* _Goal_: Scan each line of the records for the word "chart" and extract the ones that have it.

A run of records
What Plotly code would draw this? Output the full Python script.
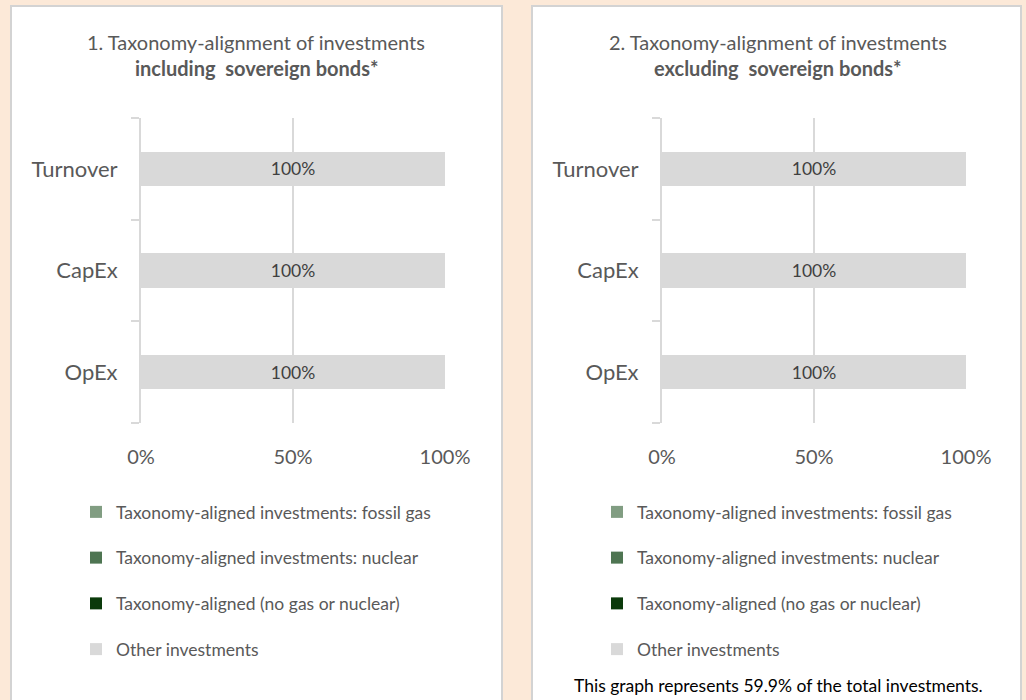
import plotly.graph_objects as go

# data
categories = ["Turnover", "CapEx", "OpEx"]
series_names = [
    "Taxonomy-aligned investments: fossil gas",
    "Taxonomy-aligned investments: nuclear",
    "Taxonomy-aligned (no gas or nuclear)",
    "Other investments",
]
series_colors = ["#819D82", "#4E7552", "#0B3A0B", "#D9D9D9"]

# chart 1: including sovereign bonds
incl_fossil_gas = [0.0, 0.0, 0.0]
incl_nuclear = [0.0, 0.0, 0.0]
incl_aligned = [0.0, 0.0, 0.0]
incl_other = [1.0, 1.0, 1.0]

# chart 2: excluding sovereign bonds
excl_fossil_gas = [0.0, 0.0, 0.0]
excl_nuclear = [0.0, 0.0, 0.0]
excl_aligned = [0.0, 0.0, 0.0]
excl_other = [1.0, 1.0, 1.0]

x_tick_vals = [0, 0.5, 1]
x_tick_text = ["0%", "50%", "100%"]

titles_line1 = [
    "1. Taxonomy-alignment of investments",
    "2. Taxonomy-alignment of investments",
]
titles_line2 = ["including  sovereign bonds*", "excluding  sovereign bonds*"]
footnote = "This graph represents 59.9% of the total investments."

W, H = 1026, 700
FONT = "Lato, 'Open Sans', sans-serif"
TEXT_GREY = "#595959"
LINE_GREY = "#D9D9D9"
PEACH = "#FCE9D8"


def px_x(v):
    return v / W


def px_y(v):
    return 1 - v / H


fig = go.Figure()

panels = [
    dict(data=[incl_fossil_gas, incl_nuclear, incl_aligned, incl_other],
         xaxis="x", yaxis="y", legend="legend"),
    dict(data=[excl_fossil_gas, excl_nuclear, excl_aligned, excl_other],
         xaxis="x2", yaxis="y2", legend="legend2"),
]

for panel in panels:
    for i, (name, color, vals) in enumerate(zip(series_names, series_colors, panel["data"])):
        fig.add_trace(
            go.Bar(
                y=categories,
                x=vals,
                orientation="h",
                name=name,
                marker=dict(color=color, line=dict(width=0)),
                text=[f"{v:.0%}" if v > 0 else "" for v in vals],
                textposition="inside",
                insidetextanchor="middle",
                textfont=dict(family=FONT, size=17.5, color="#404040"),
                xaxis=panel["xaxis"],
                yaxis=panel["yaxis"],
                legend=panel["legend"],
                legendgroup=f"{panel['legend']}_{i}",
                legendrank=i + 1,
                hoverinfo="skip",
            )
        )

axis_x_common = dict(
    range=[0, 1],
    tickvals=x_tick_vals,
    ticktext=x_tick_text,
    showgrid=True,
    gridcolor=LINE_GREY,
    gridwidth=2,
    zeroline=False,
    showline=False,
    ticks="",
    ticklabelstandoff=20,
    tickfont=dict(family=FONT, size=20, color=TEXT_GREY),
    automargin=False,
    fixedrange=True,
)
axis_y_common = dict(
    type="category",
    categoryorder="array",
    categoryarray=categories[::-1],
    showline=True,
    linecolor=LINE_GREY,
    linewidth=2,
    showgrid=False,
    ticks="outside",
    tickson="boundaries",
    ticklen=8,
    tickwidth=2,
    tickcolor=LINE_GREY,
    ticklabelstandoff=17,
    tickfont=dict(family=FONT, size=22, color=TEXT_GREY),
    automargin=False,
    fixedrange=True,
)

legend_common = dict(
    font=dict(family=FONT, size=17.5, color=TEXT_GREY),
    bgcolor="rgba(0,0,0,0)",
    traceorder="grouped",
    tracegroupgap=20,
    xanchor="left",
    yanchor="top",
    itemclick=False,
    itemdoubleclick=False,
)

fig.update_layout(
    width=W,
    height=H,
    autosize=False,
    margin=dict(l=0, r=0, t=0, b=0, pad=0, autoexpand=False),
    paper_bgcolor=PEACH,
    plot_bgcolor="rgba(0,0,0,0)",
    barmode="stack",
    bargap=0.665,
    showlegend=True,
    xaxis=dict(domain=[px_x(141), px_x(445)], anchor="y", **axis_x_common),
    yaxis=dict(domain=[px_y(423), px_y(118)], anchor="x", **axis_y_common),
    xaxis2=dict(domain=[px_x(662), px_x(966)], anchor="y2", **axis_x_common),
    yaxis2=dict(domain=[px_y(423), px_y(118)], anchor="x2", **axis_y_common),
    legend=dict(x=px_x(76), y=px_y(494), **legend_common),
    legend2=dict(x=px_x(597), y=px_y(494), **legend_common),
)

# white panels behind each chart
for x0, x1 in [(11, 502), (532, 1021)]:
    fig.add_shape(
        type="rect",
        xref="paper", yref="paper",
        x0=px_x(x0), x1=px_x(x1), y0=-0.02, y1=px_y(6),
        fillcolor="white",
        line=dict(color="#D3D3D3", width=2),
        layer="below",
    )

# titles
for cx, l1, l2 in zip([256, 778], titles_line1, titles_line2):
    fig.add_annotation(
        x=px_x(cx), y=px_y(42), xref="paper", yref="paper",
        text=l1, showarrow=False, xanchor="center", yanchor="middle",
        font=dict(family=FONT, size=20, color=TEXT_GREY),
    )
    fig.add_annotation(
        x=px_x(cx), y=px_y(68), xref="paper", yref="paper",
        text=f"<b>{l2}</b>", showarrow=False, xanchor="center", yanchor="middle",
        font=dict(family=FONT, size=20, color=TEXT_GREY),
    )

fig.add_annotation(
    x=px_x(778), y=px_y(685), xref="paper", yref="paper",
    text=footnote, showarrow=False, xanchor="center", yanchor="middle",
    font=dict(family=FONT, size=17.5, color="#000000"),
)

# drop the browser's default body margin so the figure sits in the window corner
fig.write_html(
    "out.html",
    config={"displayModeBar": False},
    post_script=f"document.body.style.margin='0'; document.body.style.background='{PEACH}';",
)
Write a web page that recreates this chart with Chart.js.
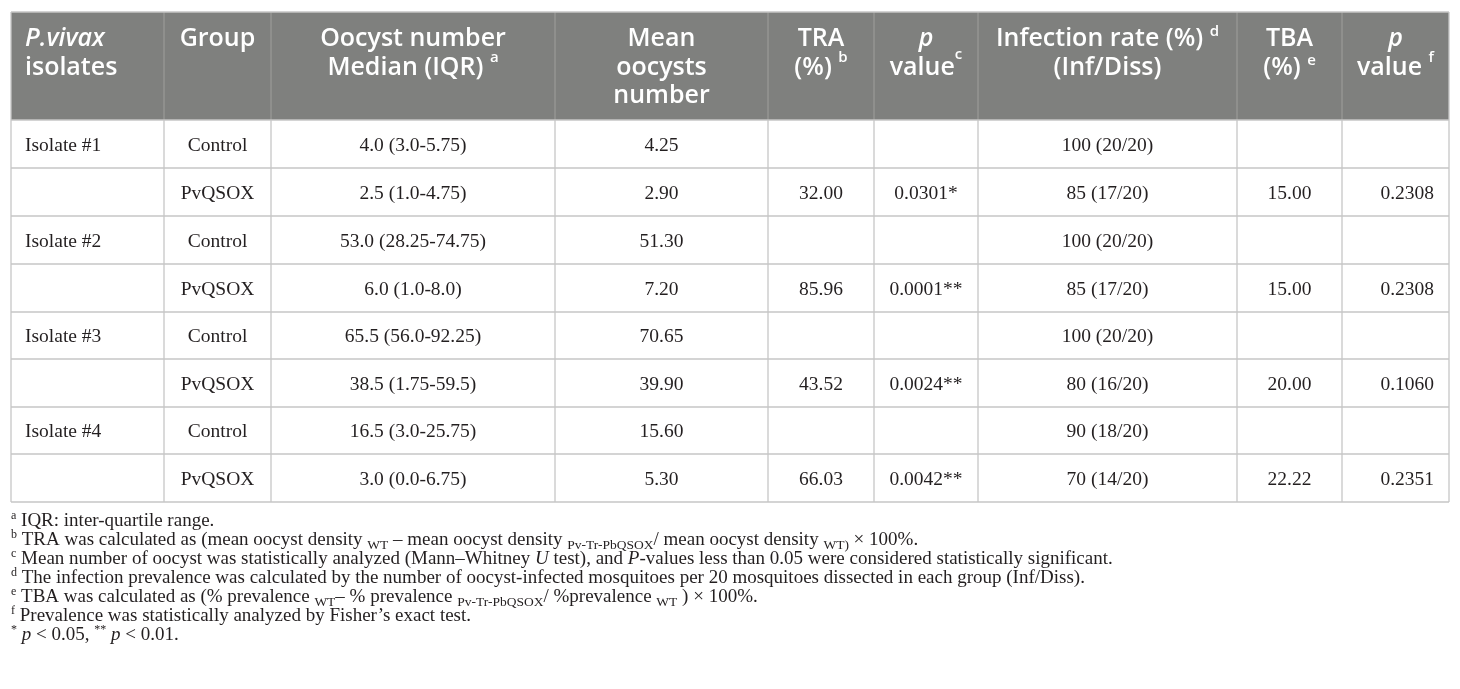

* _Response below_:
# chart 1: including sovereign bonds
# chart 2: excluding sovereign bonds
# white panels behind each chart
Write a web page that recreates this chart with Chart.js.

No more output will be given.